Já temos um rumo
Até há muito pouco tempo todos os portugas tinham o direito, e a oportunidade, de fazerem vida de ricos, mesmo aqueles que só queriam ser ricos, isto é, aqueles que não queriam fazer mais nada que ser ricos. Para os ditos, o dinheiro aparecia não se sabe de onde, mas aparecia sempre a tempo e horas de ser gasto à tripa forra.
Depois, havia aqueles que trabalhavam e ganhavam o suficiente para viver bem. Mas isso era uma ofensa à sua dignidade, porque não ganhavam o suficiente para ser ricos sem ir ao banco. E tantas vezes lá foram que encheram as suas casas e os seus bolsos, mas despejaram os cofres que sempre encontraram de portas abertas.
Isto era um rumo que interessava a muitos portugas com um grau de chico espertismo acima da média mas que incomodava os chicos que se esfalfavam a trabalhar dia e noite para pagar os impostos de onde saíam os balúrdios para sustentar aqueles, mais as suas extravagâncias, que deixaram os bancos de cofres a abanar e o país mais que falido.
Isto era um rumo. Rumo que já deu o que tinha a dar. Agora temos um rumo que substituiu o estado que dava tudo, por um estado que tira tudo. Essa coisa de querer fazer vida de rico fica mesmo só, e apenas, para quem é rico a sério. Os ricos a fingir têm os dias contados, pelo menos no que toca às contas bancárias de onde só se tirava e nada se punha.
O rumo que nasceu agora, diz que quem tem rendimentos, vai pagar aquilo que os ricos a fingir gastaram, e compensar as perdas, perdão, as quebras nos lucros, dos bancos e dos ricos de verdade. Portanto, adeus rumo do reino onde todos comiam, mais ou menos. Bem-vindo o rumo do reino onde todos pagam, excepto os muito pobres e os muito ricos.
Mas, satisfeito, posso dizer também, que Portugal já tem um rumo. Para já, neste mês de Agosto, o rumo é o Algarve, quiçá naquela praia e naquele paraíso, cujas reservas tanto custaram aos bolsos dos contribuintes que pouco sabem o que são férias. Muito menos, férias no Algarve, mesmo no estado de prevenção e alerta, por causa das arribas.
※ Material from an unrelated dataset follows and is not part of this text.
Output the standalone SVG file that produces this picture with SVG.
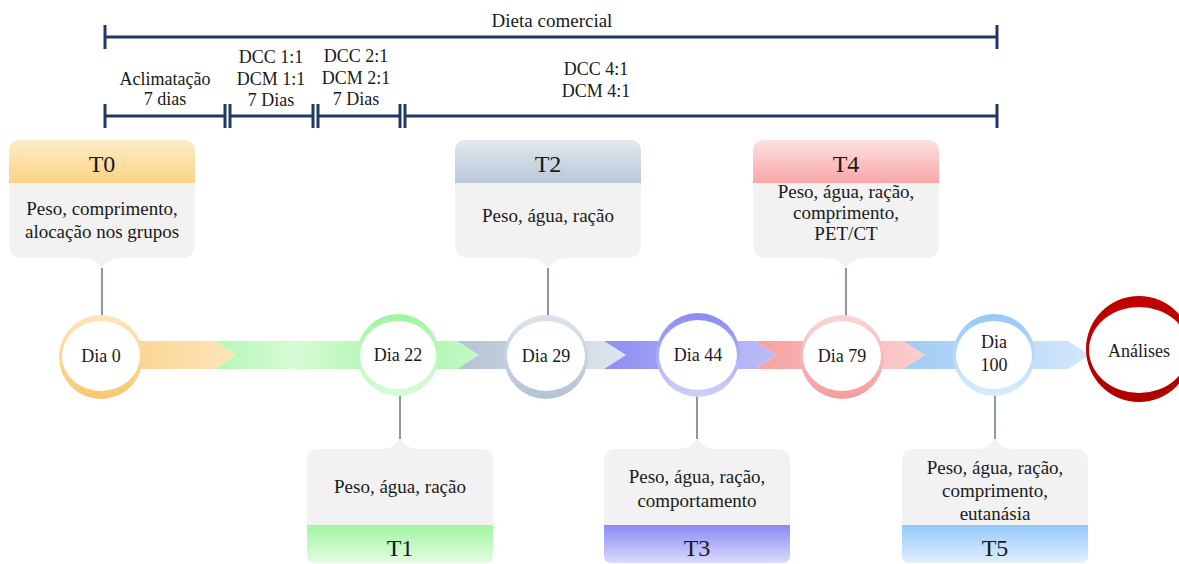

Sem grande conhecimento de causa, boto-me a imaginar como será bom ir de férias para a nossa mansão de verão, onde apenas temos como vizinhança uns tantos, poucos, amigos e companheiros de tantos momentos felizes, como aqueles que se compartilham na mesma praia, igualmente restrita e bem guardada.
Sobretudo, boto-me a imaginar aquela tranquilidade laboral que só se obtém quando se leva a consciência tranquila de se ter deixado tudo bem entregue na sua residência habitual. Até apetece trabalhar assim, mesmo em férias, mesmo de prevenção, porque tudo está em boas mãos e, como diria um dos nossos heróis, com toda a tranquilidade.
Acima de tudo porque o rumo está traçado, e bem traçado, indelevelmente, pelo menos até ao fim de Agosto, com correios diários entre Lisboa e o Algarve. Daí que os onze motoristas e as nove secretárias para um só patrão, de que já ouvi falar, talvez até tenham ainda de ver incluídos outros e outras, na lista da boa vontade na poupança.
Em tempos ainda pensei, e não sei mesmo se não ouvi dizer, que neste ano de rumos certos e de vários colossos incertos, não poderia haver férias, mesmo para aqueles que estavam habituados a mais de meio verão de barriga para o ar. Mas, parece que do novo rumo não consta tal barbaridade.
Afinal, já temos a factura de férias alheias, já sabemos que não nos cabe nenhum bom motorista, nem nenhuma secretária boa, nem vamos ter bacalhau do Pai Natal, só nos resta que tenhamos entrado bem, no rumo que já nos traçaram.